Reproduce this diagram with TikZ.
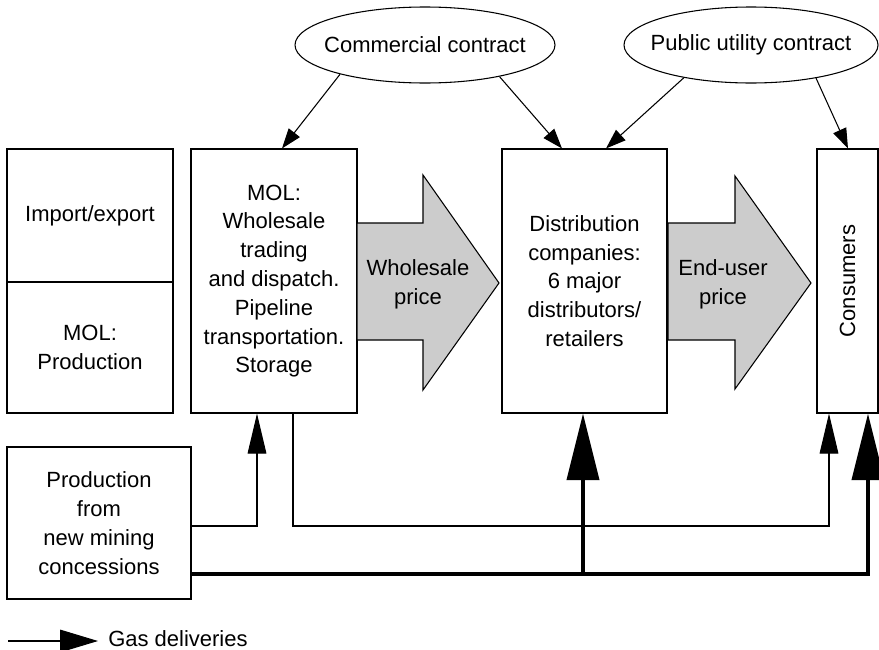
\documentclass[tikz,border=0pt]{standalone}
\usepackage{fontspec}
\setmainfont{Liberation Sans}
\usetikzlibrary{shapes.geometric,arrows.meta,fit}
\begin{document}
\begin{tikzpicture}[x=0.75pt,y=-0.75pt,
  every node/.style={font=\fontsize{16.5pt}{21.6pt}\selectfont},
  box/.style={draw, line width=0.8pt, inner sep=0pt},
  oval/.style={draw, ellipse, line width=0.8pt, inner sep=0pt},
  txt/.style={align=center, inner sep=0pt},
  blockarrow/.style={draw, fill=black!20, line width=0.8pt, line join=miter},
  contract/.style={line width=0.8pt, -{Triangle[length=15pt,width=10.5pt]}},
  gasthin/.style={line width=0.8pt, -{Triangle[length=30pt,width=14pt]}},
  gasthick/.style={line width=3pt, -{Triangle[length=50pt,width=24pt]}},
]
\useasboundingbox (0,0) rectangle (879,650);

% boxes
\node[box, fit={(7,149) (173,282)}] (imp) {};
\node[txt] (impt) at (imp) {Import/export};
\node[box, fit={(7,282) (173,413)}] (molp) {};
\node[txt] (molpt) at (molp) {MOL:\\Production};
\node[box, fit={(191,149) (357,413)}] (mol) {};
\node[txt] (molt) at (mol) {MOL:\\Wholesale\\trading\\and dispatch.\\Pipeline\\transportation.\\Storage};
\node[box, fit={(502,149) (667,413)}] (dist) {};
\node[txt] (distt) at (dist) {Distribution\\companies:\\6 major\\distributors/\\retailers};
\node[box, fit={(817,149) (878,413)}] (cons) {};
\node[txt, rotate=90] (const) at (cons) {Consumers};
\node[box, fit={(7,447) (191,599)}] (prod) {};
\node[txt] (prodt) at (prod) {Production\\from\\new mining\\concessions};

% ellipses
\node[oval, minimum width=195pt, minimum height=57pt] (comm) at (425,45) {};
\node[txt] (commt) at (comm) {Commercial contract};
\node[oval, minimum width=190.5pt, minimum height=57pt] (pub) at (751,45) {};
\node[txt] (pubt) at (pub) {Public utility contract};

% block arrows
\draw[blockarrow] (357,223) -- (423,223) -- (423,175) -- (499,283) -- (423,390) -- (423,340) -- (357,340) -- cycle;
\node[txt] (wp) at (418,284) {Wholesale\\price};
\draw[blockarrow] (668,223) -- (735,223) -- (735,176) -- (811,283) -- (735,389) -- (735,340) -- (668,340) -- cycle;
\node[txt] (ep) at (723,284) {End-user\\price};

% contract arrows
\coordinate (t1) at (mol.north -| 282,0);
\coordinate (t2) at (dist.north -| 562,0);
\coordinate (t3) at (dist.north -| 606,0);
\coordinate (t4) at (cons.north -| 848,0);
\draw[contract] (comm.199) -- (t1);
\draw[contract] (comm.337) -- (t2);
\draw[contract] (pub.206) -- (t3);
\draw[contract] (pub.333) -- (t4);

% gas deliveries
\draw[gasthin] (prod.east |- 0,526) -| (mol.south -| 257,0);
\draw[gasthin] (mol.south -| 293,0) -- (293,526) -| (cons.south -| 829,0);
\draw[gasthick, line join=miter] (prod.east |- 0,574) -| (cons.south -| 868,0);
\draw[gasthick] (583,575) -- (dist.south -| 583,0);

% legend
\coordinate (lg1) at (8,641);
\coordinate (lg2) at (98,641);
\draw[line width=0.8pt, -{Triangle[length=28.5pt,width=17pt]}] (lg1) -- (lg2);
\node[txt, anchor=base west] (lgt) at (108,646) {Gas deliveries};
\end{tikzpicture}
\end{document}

--

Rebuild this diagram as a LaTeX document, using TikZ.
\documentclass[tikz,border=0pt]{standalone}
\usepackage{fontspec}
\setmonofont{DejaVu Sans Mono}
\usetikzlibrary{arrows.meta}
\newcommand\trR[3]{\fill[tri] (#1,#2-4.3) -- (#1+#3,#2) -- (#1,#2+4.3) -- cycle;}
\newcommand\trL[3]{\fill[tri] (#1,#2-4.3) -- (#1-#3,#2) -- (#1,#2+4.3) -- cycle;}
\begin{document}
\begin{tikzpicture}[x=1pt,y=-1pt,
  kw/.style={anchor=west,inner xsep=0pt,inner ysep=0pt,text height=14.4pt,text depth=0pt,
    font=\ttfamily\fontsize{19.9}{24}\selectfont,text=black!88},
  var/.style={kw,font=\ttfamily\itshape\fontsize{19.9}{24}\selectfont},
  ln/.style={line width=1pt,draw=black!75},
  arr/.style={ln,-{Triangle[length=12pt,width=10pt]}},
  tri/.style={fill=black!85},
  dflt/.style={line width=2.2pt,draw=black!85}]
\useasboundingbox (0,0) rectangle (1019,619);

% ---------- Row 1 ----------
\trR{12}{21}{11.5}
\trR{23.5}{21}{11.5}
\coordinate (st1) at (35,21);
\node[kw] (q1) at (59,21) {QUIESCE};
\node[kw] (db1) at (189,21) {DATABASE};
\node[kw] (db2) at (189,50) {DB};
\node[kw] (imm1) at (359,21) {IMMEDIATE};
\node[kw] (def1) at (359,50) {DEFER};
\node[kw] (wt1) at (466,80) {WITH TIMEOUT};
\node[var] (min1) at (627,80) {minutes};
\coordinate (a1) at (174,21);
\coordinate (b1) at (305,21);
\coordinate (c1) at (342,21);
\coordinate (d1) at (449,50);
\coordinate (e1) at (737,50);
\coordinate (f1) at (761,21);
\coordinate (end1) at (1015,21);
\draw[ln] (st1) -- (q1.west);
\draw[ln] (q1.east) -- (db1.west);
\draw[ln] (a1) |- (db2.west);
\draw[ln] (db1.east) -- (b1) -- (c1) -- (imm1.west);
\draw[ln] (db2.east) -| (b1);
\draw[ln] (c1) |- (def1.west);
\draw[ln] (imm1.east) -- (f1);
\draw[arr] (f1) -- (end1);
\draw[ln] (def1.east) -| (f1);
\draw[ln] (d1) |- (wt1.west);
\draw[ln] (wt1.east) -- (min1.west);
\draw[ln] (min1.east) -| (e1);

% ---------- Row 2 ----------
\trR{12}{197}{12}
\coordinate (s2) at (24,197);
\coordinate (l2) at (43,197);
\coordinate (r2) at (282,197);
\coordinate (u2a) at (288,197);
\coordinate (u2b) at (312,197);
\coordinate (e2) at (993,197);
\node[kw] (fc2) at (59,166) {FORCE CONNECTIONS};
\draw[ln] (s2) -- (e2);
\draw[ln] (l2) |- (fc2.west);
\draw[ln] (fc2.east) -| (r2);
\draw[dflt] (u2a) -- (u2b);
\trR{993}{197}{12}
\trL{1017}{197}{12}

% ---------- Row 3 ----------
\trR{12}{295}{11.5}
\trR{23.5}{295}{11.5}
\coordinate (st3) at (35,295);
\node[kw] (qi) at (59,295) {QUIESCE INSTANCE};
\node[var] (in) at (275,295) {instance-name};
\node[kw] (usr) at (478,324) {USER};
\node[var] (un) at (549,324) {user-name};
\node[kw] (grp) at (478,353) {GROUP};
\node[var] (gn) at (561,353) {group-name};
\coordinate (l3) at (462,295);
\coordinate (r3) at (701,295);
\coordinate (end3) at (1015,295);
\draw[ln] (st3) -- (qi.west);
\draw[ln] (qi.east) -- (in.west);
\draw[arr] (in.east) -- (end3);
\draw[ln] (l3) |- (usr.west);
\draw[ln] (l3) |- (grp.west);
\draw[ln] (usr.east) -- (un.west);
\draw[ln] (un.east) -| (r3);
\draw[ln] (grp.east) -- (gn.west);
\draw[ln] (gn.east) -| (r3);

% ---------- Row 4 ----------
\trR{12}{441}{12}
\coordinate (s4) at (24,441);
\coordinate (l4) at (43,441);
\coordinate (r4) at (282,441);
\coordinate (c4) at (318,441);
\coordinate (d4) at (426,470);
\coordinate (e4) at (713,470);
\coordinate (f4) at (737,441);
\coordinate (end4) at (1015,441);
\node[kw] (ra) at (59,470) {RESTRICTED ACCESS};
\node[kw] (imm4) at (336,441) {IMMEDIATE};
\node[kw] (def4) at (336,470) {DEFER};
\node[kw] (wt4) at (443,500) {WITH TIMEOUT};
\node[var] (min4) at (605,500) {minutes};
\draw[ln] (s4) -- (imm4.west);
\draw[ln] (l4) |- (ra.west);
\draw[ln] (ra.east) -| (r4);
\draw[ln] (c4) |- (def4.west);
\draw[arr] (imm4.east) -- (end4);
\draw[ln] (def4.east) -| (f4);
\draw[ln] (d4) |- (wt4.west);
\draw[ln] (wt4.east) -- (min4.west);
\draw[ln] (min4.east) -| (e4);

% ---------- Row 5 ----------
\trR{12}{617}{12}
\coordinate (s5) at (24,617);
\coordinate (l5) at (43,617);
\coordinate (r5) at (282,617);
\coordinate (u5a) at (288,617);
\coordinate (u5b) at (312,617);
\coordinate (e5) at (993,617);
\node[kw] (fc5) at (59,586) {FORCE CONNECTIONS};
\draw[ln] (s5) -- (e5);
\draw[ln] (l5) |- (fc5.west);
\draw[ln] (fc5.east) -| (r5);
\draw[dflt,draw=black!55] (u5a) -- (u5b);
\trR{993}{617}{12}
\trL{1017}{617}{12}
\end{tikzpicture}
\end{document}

--- WHAT THE TASK REQUIRES ---
Leave out every picture, then retype exactly the lines from the one containing "Reproduce this diagram with TikZ." through the one containing "(pubt) at (pub)".

--- THE ANSWER ---
Reproduce this diagram with TikZ.
\documentclass[tikz,border=0pt]{standalone}
\usepackage{fontspec}
\setmainfont{Liberation Sans}
\usetikzlibrary{shapes.geometric,arrows.meta,fit}
\begin{document}
\begin{tikzpicture}[x=0.75pt,y=-0.75pt,
  every node/.style={font=\fontsize{16.5pt}{21.6pt}\selectfont},
  box/.style={draw, line width=0.8pt, inner sep=0pt},
  oval/.style={draw, ellipse, line width=0.8pt, inner sep=0pt},
  txt/.style={align=center, inner sep=0pt},
  blockarrow/.style={draw, fill=black!20, line width=0.8pt, line join=miter},
  contract/.style={line width=0.8pt, -{Triangle[length=15pt,width=10.5pt]}},
  gasthin/.style={line width=0.8pt, -{Triangle[length=30pt,width=14pt]}},
  gasthick/.style={line width=3pt, -{Triangle[length=50pt,width=24pt]}},
]
\useasboundingbox (0,0) rectangle (879,650);

% boxes
\node[box, fit={(7,149) (173,282)}] (imp) {};
\node[txt] (impt) at (imp) {Import/export};
\node[box, fit={(7,282) (173,413)}] (molp) {};
\node[txt] (molpt) at (molp) {MOL:\\Production};
\node[box, fit={(191,149) (357,413)}] (mol) {};
\node[txt] (molt) at (mol) {MOL:\\Wholesale\\trading\\and dispatch.\\Pipeline\\transportation.\\Storage};
\node[box, fit={(502,149) (667,413)}] (dist) {};
\node[txt] (distt) at (dist) {Distribution\\companies:\\6 major\\distributors/\\retailers};
\node[box, fit={(817,149) (878,413)}] (cons) {};
\node[txt, rotate=90] (const) at (cons) {Consumers};
\node[box, fit={(7,447) (191,599)}] (prod) {};
\node[txt] (prodt) at (prod) {Production\\from\\new mining\\concessions};

% ellipses
\node[oval, minimum width=195pt, minimum height=57pt] (comm) at (425,45) {};
\node[txt] (commt) at (comm) {Commercial contract};
\node[oval, minimum width=190.5pt, minimum height=57pt] (pub) at (751,45) {};
\node[txt] (pubt) at (pub) {Public utility contract};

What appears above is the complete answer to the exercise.